My sis and I made a slight detour to Savannah on our drive home from the Influence Conference last weekend to stretch our legs and soak up some history, wandering around the cemetery and various squares, reading plaques and admiring statues. We also listened to the Hamilton soundtrack in the car… for the second time that weekend. It was quite the educational road trip.
If you’re not familiar with the musical Hamilton (I wasn’t before my sister introduced me this weekend, but you’re probably cooler than I am), it tells the complicated story of the life of founding father Alexander Hamilton—set to R&B and hip-hop. It sounds a little crazy, and I was skeptical, not going to lie. But I was captivated from the first track, and for the next three hours got lost in the tale, the non-stop lyrics, the rhythm of it all. (I have to step into mom mode—or maybe just Rebekah mode—here for a sec and give you the PSA that this soundtrack does have some explicit lyrics and is labeled with a warning. If you know me personally, you know I can’t stand foul language. But I love musicals, and this show is phenomenal. Please don’t judge me. Thank you.)

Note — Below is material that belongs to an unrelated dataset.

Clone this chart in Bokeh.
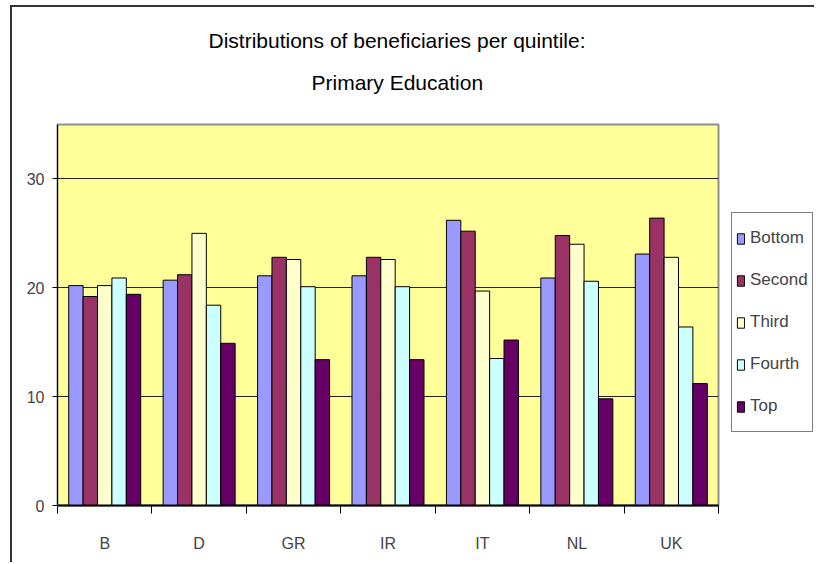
from bokeh.plotting import figure
from bokeh.layouts import row
from bokeh.models import (ColumnDataSource, FixedTicker, Legend, LegendItem, Title, Range1d)
from bokeh.transform import dodge
from bokeh.embed import file_html
from bokeh.resources import INLINE

countries = ["B", "D", "GR", "IR", "IT", "NL", "UK"]
quintiles = ["Bottom", "Second", "Third", "Fourth", "Top"]
bottom = [20.2, 20.7, 21.1, 21.1, 26.2, 20.9, 23.1]
second = [19.2, 21.2, 22.8, 22.8, 25.2, 24.8, 26.4]
third = [20.2, 25.0, 22.6, 22.6, 19.7, 24.0, 22.8]
fourth = [20.9, 18.4, 20.1, 20.1, 13.5, 20.6, 16.4]
top = [19.4, 14.9, 13.4, 13.4, 15.2, 9.8, 11.2]
colors = ["#9999FF", "#993366", "#FFFFCC", "#CCFFFF", "#660066"]
y_ticks = [0, 10, 20, 30]
title_lines = ["Distributions of beneficiaries per quintile:", "Primary Education"]

FONT = "Liberation Sans"

series = [bottom, second, third, fourth, top]
src = ColumnDataSource(dict(
    x=[i + 0.5 for i in range(len(countries))],
    **{q: v for q, v in zip(quintiles, series)}
))

p = figure(width=718, height=557, output_backend="svg", toolbar_location=None,
           x_range=Range1d(0, len(countries)), y_range=Range1d(0, 35),
           min_border_left=45, min_border_right=12, min_border_top=117,
           min_border_bottom=59)
p.background_fill_color = "#FFFF99"
p.border_fill_color = "white"
p.outline_line_color = "#909090"
p.outline_line_width = 2

bw = 0.1525
for k, (q, c) in enumerate(zip(quintiles, colors)):
    p.vbar(x=dodge("x", (k - 2) * bw, range=p.x_range), top=q, width=bw,
           source=src, fill_color=c, line_color="black", line_width=1)

# axes
p.xgrid.visible = False
p.ygrid.ticker = FixedTicker(ticks=y_ticks)
p.ygrid.grid_line_color = "#222222"
p.ygrid.grid_line_width = 1

p.yaxis.ticker = FixedTicker(ticks=y_ticks)
p.yaxis.major_tick_out = 5
p.yaxis.major_tick_in = 0
p.yaxis.minor_tick_line_color = None
p.yaxis.axis_line_color = "black"
p.yaxis.major_label_text_font = FONT
p.yaxis.major_label_text_font_size = "16px"
p.yaxis.major_label_standoff = 8

p.xaxis.ticker = FixedTicker(ticks=[i + 0.5 for i in range(len(countries))],
                             minor_ticks=list(range(len(countries) + 1)))
p.xaxis.major_label_overrides = {i + 0.5: c for i, c in enumerate(countries)}
p.xaxis.major_tick_line_color = None
p.xaxis.major_tick_out = 0
p.xaxis.major_tick_in = 0
p.xaxis.minor_tick_out = 8
p.xaxis.minor_tick_in = 0
p.xaxis.axis_line_color = "black"
p.xaxis.axis_line_width = 2
p.xaxis.major_label_text_font = FONT
p.xaxis.major_label_text_font_size = "16px"
p.xaxis.major_label_standoff = 21

# spacer between the plot area and the title block
p.add_layout(Title(text=" ", text_font_size="1px", standoff=18), "above")
# title lines (added bottom-most first), left-aligned with pixel offsets
for txt, sd, off in [(title_lines[1], 20, 254), (title_lines[0], 14, 151)]:
    p.add_layout(Title(text=txt, align="left", offset=off, standoff=sd,
                       text_font=FONT, text_font_size="21px",
                       text_font_style="normal", text_color="black"), "above")

# legend panel (separate small figure to the right of the plot area)
lg = figure(width=86, height=557, output_backend="svg", toolbar_location=None,
            x_range=Range1d(-2, -1), y_range=Range1d(-2, -1),
            x_axis_type=None, y_axis_type=None, min_border=0)
lg.outline_line_color = None
lg.background_fill_color = "white"
lg.border_fill_color = "white"
lg.xgrid.visible = False
lg.ygrid.visible = False
items = []
for q, c in zip(quintiles, colors):
    r = lg.vbar(x="x", top=q, width=bw, source=src,
                fill_color=c, line_color="black", line_width=1)
    items.append(LegendItem(label=q, renderers=[r]))
legend = Legend(items=items, location=(1, 73), orientation="vertical")
legend.label_text_font = FONT
legend.label_text_font_size = "17px"
legend.glyph_width = 9
legend.glyph_height = 13
legend.label_height = 42
legend.spacing = 0
legend.padding = 4
legend.margin = 0
legend.label_standoff = 5
legend.border_line_color = "black"
legend.border_line_width = 1
legend.background_fill_color = "white"
legend.background_fill_alpha = 1
lg.add_layout(legend, "center")

layout = row(p, lg, spacing=0)
layout.margin = (7, 0, 0, 12)
layout.styles = {"box-shadow": "-2px -2px 0 0 #333333"}

open("out.html", "w").write(file_html(layout, INLINE))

After listening to this production twice in two days, I haven’t been able to get one song in particular out of my head, and it’s the final number. The chorus repeats: “Who lives, who dies, who tells your story?” It’s haunting and powerful.
Who tells your story?
I’m in the midst of a season where this theme of storytelling feels like my pulse, repeating everywhere from the conference I just attended, to the ministry of Shama Women, to our current sermon series at church (it’s titled The Story—okay God, I’m listening), to, well, Hamilton (yes, God spoke to me through a Broadway musical).

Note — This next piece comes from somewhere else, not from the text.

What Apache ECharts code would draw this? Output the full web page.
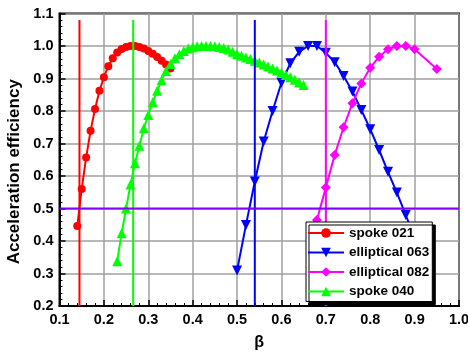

Here’s the thought I can’t escape from, and it’s really all I wanted to say here right now, as much as I would love to keep talking Hamilton with you:
Our stories matter, whether they seem big and dramatic or small and insignificant. I’ve lived a good chunk of years thinking that no one wants or needs to hear about my life because it’s not exciting enough. That’s a lie. Don’t let the enemy tell you that your story isn’t interesting enough to make an impact. On the flip side, don’t let the enemy tell you that your story is too crazy or too much for people to handle, either! God is writing your story for you specifically, and nothing He does—and I mean nothing—is without purpose.
Your story is a gift to someone. It might be a gift to a lot of people.

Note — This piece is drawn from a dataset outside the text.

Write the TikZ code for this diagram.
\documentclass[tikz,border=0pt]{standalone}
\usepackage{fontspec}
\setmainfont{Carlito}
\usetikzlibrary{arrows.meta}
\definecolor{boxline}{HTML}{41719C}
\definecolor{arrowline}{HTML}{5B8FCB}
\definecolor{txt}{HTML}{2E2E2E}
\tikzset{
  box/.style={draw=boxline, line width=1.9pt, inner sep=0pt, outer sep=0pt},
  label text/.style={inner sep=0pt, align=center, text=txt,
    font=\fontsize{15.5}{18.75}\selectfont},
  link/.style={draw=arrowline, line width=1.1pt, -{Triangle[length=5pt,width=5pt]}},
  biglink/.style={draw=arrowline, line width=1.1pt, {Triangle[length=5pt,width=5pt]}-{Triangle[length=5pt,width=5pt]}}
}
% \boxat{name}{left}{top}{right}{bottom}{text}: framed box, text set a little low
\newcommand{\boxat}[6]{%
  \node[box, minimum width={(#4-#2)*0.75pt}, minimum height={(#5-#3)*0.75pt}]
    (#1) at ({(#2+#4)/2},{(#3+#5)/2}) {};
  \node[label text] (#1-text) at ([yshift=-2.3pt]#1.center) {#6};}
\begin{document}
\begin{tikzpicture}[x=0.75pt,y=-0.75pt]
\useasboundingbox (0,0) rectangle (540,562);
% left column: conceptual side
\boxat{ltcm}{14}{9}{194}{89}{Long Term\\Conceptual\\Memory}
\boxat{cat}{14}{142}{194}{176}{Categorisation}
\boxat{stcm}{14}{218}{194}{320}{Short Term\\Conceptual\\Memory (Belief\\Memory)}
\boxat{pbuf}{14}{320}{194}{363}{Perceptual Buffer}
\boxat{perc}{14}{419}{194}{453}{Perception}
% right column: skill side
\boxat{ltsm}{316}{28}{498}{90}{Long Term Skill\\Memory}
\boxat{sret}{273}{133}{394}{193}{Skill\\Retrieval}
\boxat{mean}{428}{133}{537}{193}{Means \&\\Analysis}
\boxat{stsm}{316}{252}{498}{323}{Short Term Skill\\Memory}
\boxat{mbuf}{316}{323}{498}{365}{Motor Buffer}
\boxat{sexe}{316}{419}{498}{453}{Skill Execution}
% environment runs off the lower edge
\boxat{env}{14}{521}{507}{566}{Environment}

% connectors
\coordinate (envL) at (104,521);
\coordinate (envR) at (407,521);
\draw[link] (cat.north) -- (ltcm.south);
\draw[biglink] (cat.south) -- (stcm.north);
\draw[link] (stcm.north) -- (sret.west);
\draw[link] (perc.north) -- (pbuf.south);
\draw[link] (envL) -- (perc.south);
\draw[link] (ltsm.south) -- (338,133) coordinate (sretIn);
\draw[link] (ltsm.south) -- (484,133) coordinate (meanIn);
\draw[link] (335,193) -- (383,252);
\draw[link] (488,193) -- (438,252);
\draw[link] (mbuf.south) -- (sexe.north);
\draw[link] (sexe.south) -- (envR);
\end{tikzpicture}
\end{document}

I think I read that C.S. Lewis defined friendship as the moment when one person says to another, “You too? I thought I was the only one.” (I hope that’s a real quote and not just something someone stuck on a meme.) The point is, our stories show us we’re not alone, if we are willing to share them. They connect us to each other. They inspire and encourage. They teach. Most importantly, they point anyone who will listen (or read) back to the Author of them all, who deserves all the glory.
Will we be brave enough to share them?